A group of intrepid re-enactors will leave York on Sunday 25 September on an epic journey inspired by the one taken by King Harold to the Battle of Hastings, 950 years ago. Organised by English Heritage as part of its programme marking the anniversary of the Norman Conquest, re-enactors on foot and horseback will travel south over three weeks, arriving at the East Sussex battlefield on Friday 14 October, the exact date in 1066 when the forces of Harold and Duke William of Normandy met in arguably the most famous and important battle in English history.

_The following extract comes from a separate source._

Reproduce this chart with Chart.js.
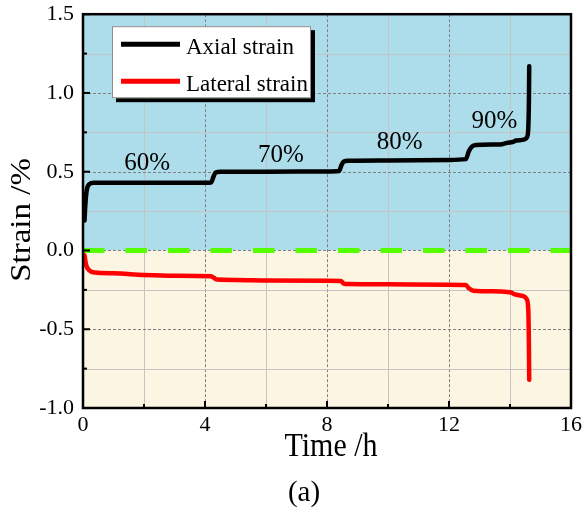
<!DOCTYPE html>
<html>
<head>
<meta charset="utf-8">
<script src="https://cdn.jsdelivr.net/npm/chart.js@4/dist/chart.umd.min.js"></script>
<style>
  html, body { margin: 0; padding: 0; background: #fff; }
  #wrap { width: 585px; height: 511px; }
</style>
</head>
<body>
<div id="wrap"><canvas id="strainChart" width="585" height="511"></canvas></div>
<script>
// time (h) and strain (%)
const axialTime = [0.05, 0.08, 0.12, 0.2, 0.35, 1, 2, 3, 4, 4.2, 4.28, 4.35, 4.5, 6, 8, 8.4, 8.47, 8.55, 8.7,
    10, 12, 12.55, 12.65, 12.75, 12.9, 13.5, 13.75, 13.9, 14.1, 14.2, 14.4, 14.5, 14.56, 14.6, 14.62, 14.63];
const axialStrain = [0.19, 0.3, 0.38, 0.42, 0.43, 0.43, 0.43, 0.43, 0.43, 0.432, 0.47, 0.495, 0.5, 0.5, 0.502, 0.505, 0.54, 0.565, 0.57,
    0.572, 0.575, 0.58, 0.63, 0.66, 0.67, 0.673, 0.675, 0.683, 0.69, 0.698, 0.702, 0.708, 0.72, 0.78, 0.95, 1.17];

const lateralTime = [0.05, 0.1, 0.2, 0.4, 1, 2, 3, 4.2, 4.3, 4.4, 5, 6, 8, 8.45, 8.55, 8.7, 10, 12, 12.55, 12.65, 12.8,
    13.7, 14.05, 14.16, 14.44, 14.55, 14.6, 14.62, 14.63];
const lateralStrain = [-0.03, -0.09, -0.125, -0.14, -0.145, -0.155, -0.16, -0.163, -0.175, -0.185, -0.187, -0.19, -0.192, -0.193, -0.21, -0.213, -0.215, -0.217, -0.219, -0.24, -0.255,
    -0.26, -0.268, -0.279, -0.29, -0.31, -0.38, -0.6, -0.82];

const zeroTime = [0, 16];
const zeroStrain = [0, 0];

const stageLabels = ["60%", "70%", "80%", "90%"];
const stageTime = [2.1, 6.49, 10.38, 13.49];
const stageStrain = [0.551, 0.605, 0.685, 0.821];

const xTicks = [0, 4, 8, 12, 16];
const yTicks = [-1.0, -0.5, 0.0, 0.5, 1.0, 1.5];

const SERIF = '"Liberation Serif", "Times New Roman", serif';

function points(xs, ys) {
    return xs.map((x, i) => ({ x: x, y: ys[i] }));
}

function stretchedText(ctx, text, x, y, sy) {
    ctx.save();
    ctx.translate(x, y);
    ctx.scale(1, sy);
    ctx.fillText(text, 0, 0);
    ctx.restore();
}

const framePlugin = {
    id: "frame",

    beforeDatasetsDraw(chart) {
        const ctx = chart.ctx;
        const a = chart.chartArea;
        const xs = chart.scales.x;
        const ys = chart.scales.y;
        const y0 = ys.getPixelForValue(0);

        ctx.save();
        ctx.fillStyle = "#addcea";
        ctx.fillRect(a.left, a.top, a.right - a.left, y0 - a.top);
        ctx.fillStyle = "#fcf5e1";
        ctx.fillRect(a.left, y0, a.right - a.left, a.bottom - y0);

        ctx.lineWidth = 1;
        xs.ticks.forEach(t => {
            if (t.value <= xs.min || t.value >= xs.max) return;
            const px = Math.round(xs.getPixelForValue(t.value)) + 0.5;
            const major = xTicks.includes(t.value);
            ctx.strokeStyle = major ? "#808080" : "#c4c4c4";
            ctx.setLineDash(major ? [3, 2] : []);
            ctx.beginPath();
            ctx.moveTo(px, a.top);
            ctx.lineTo(px, a.bottom);
            ctx.stroke();
        });
        ys.ticks.forEach(t => {
            if (t.value <= ys.min || t.value >= ys.max) return;
            const py = Math.round(ys.getPixelForValue(t.value)) + 0.5;
            const major = yTicks.includes(t.value);
            ctx.strokeStyle = major ? "#808080" : "#c4c4c4";
            ctx.setLineDash(major ? [3, 2] : []);
            ctx.beginPath();
            ctx.moveTo(a.left, py);
            ctx.lineTo(a.right, py);
            ctx.stroke();
        });
        ctx.restore();
    },

    afterDatasetsDraw(chart) {
        const ctx = chart.ctx;
        const a = chart.chartArea;
        const xs = chart.scales.x;
        const ys = chart.scales.y;

        ctx.save();
        ctx.setLineDash([]);
        ctx.strokeStyle = "#000";
        ctx.lineWidth = 2.5;
        ctx.strokeRect(a.left, a.top, a.right - a.left, a.bottom - a.top);

        // inward tick marks on bottom and left axes
        ctx.lineWidth = 2;
        xs.ticks.forEach(t => {
            const px = xs.getPixelForValue(t.value);
            const len = xTicks.includes(t.value) ? 7 : 4;
            ctx.beginPath();
            ctx.moveTo(px, a.bottom);
            ctx.lineTo(px, a.bottom - len);
            ctx.stroke();
        });
        ys.ticks.forEach(t => {
            const py = ys.getPixelForValue(t.value);
            const len = yTicks.includes(t.value) ? 7 : 4;
            ctx.beginPath();
            ctx.moveTo(a.left, py);
            ctx.lineTo(a.left + len, py);
            ctx.stroke();
        });

        // stage labels
        ctx.fillStyle = "#000";
        ctx.font = "25px " + SERIF;
        ctx.textAlign = "center";
        ctx.textBaseline = "middle";
        stageLabels.forEach((s, i) => {
            ctx.fillText(s, xs.getPixelForValue(stageTime[i]), ys.getPixelForValue(stageStrain[i]));
        });

        // legend box with shadow
        const lx = a.left + 29, ly = a.top + 12, lw = 199, lh = 72;
        ctx.fillStyle = "#000";
        ctx.fillRect(lx + 4, ly + 4, lw, lh);
        ctx.fillStyle = "#fff";
        ctx.fillRect(lx, ly, lw, lh);
        ctx.strokeStyle = "#8c8c8c";
        ctx.lineWidth = 1;
        ctx.strokeRect(lx + 0.5, ly + 0.5, lw - 1, lh - 1);

        const entries = chart.data.datasets.filter(d => d.label);
        ctx.font = "23px " + SERIF;
        ctx.textAlign = "left";
        ctx.textBaseline = "middle";
        entries.forEach((d, i) => {
            const rowY = ly + 18 + i * 37;
            ctx.strokeStyle = d.borderColor;
            ctx.lineWidth = 5;
            ctx.beginPath();
            ctx.moveTo(lx + 9, rowY);
            ctx.lineTo(lx + 68, rowY);
            ctx.stroke();
            ctx.fillStyle = "#000";
            ctx.fillText(d.label, lx + 74, rowY + 4);
        });

        // axis titles and panel tag
        ctx.font = "30px " + SERIF;
        ctx.textAlign = "center";
        stretchedText(ctx, "Time /h", 331, 447, 1.1);
        ctx.font = "29px " + SERIF;
        ctx.fillText("(a)", 304, 493);

        ctx.save();
        ctx.font = "30px " + SERIF;
        ctx.translate(22, 220);
        ctx.rotate(-Math.PI / 2);
        ctx.scale(1.1, 1);
        ctx.fillText("Strain /%", 0, 0);
        ctx.restore();

        ctx.restore();
    }
};

const chart = new Chart(document.getElementById("strainChart"), {
    type: "line",
    data: {
        datasets: [{
            label: "Axial strain",
            data: points(axialTime, axialStrain),
            borderColor: "#000000",
            borderWidth: 4.5,
            pointRadius: 0,
            cubicInterpolationMode: "monotone",
            borderCapStyle: "round",
            borderJoinStyle: "round",
            order: 1
        }, {
            label: "Lateral strain",
            data: points(lateralTime, lateralStrain),
            borderColor: "#ff0000",
            borderWidth: 4.5,
            pointRadius: 0,
            cubicInterpolationMode: "monotone",
            borderCapStyle: "round",
            borderJoinStyle: "round",
            order: 2
        }, {
            label: "",
            data: points(zeroTime, zeroStrain),
            borderColor: "#55ff00",
            borderWidth: 5,
            borderDash: [21.5, 21],
            borderCapStyle: "butt",
            pointRadius: 0,
            clip: 6,
            order: 3
        }]
    },
    options: {
        responsive: false,
        devicePixelRatio: 1,
        animation: false,
        layout: { padding: { top: 14, right: 14, left: 0, bottom: 0 } },
        plugins: {
            legend: { display: false },
            tooltip: { enabled: false }
        },
        scales: {
            x: {
                type: "linear",
                min: 0,
                max: 16,
                grid: { display: false },
                border: { display: false },
                ticks: {
                    stepSize: 2,
                    autoSkip: false,
                    maxRotation: 0,
                    padding: -4,
                    color: "#000",
                    font: { family: SERIF, size: 22 },
                    callback: v => xTicks.includes(v) ? String(v) : ""
                },
                afterFit: s => { s.height = 103; }
            },
            y: {
                min: -1,
                max: 1.5,
                grid: { display: false },
                border: { display: false },
                ticks: {
                    stepSize: 0.25,
                    autoSkip: false,
                    padding: 1,
                    color: "#000",
                    font: { family: SERIF, size: 22 },
                    callback: v => yTicks.includes(v) ? v.toFixed(1) : ""
                },
                afterFit: s => { s.width = 83; }
            }
        }
    },
    plugins: [framePlugin]
});
</script>
</body>
</html>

English Heritage hope that the march will engage local communities with the history of 1066, and the route will include several workshops with local groups and a number of schools. Two major events are also planned – a pop-up Saxon encampment in Hyde Park on Saturday 8 October and the annual re-enactment of the battle itself on the battlefield over the weekend of 15-16 October.

The 1066 March will depart from Clifford’s Tower in York on Sunday 25 September, the anniversary of King Harold’s victory over a Viking army at the Battle of Stamford Bridge. Journeying through Yorkshire and the East Midlands, the march will visit the historic city of Lincoln, passing through the same Roman arch Harold and his men would have done on their way south.

Travelling through the Fens and on to Essex, the participants will visit Waltham Abbey, the church richly endowed by the English king, and where tradition says he may have been buried. On the final weekend, the group will march into central London, joining a ‘pop-up’ Saxon encampment within Hyde Park on Saturday 8 October.

The final week’s journey will travel from Westminster into Kent, through the Weald to East Sussex, paying tribute to what would be King Harold’s final journey. Three weeks and three hundred miles after setting off, the re-enactors will arrive at Battle Abbey on the anniversary itself, in time to take part in the annual re-enactment event over the weekend of 15 and 16 October.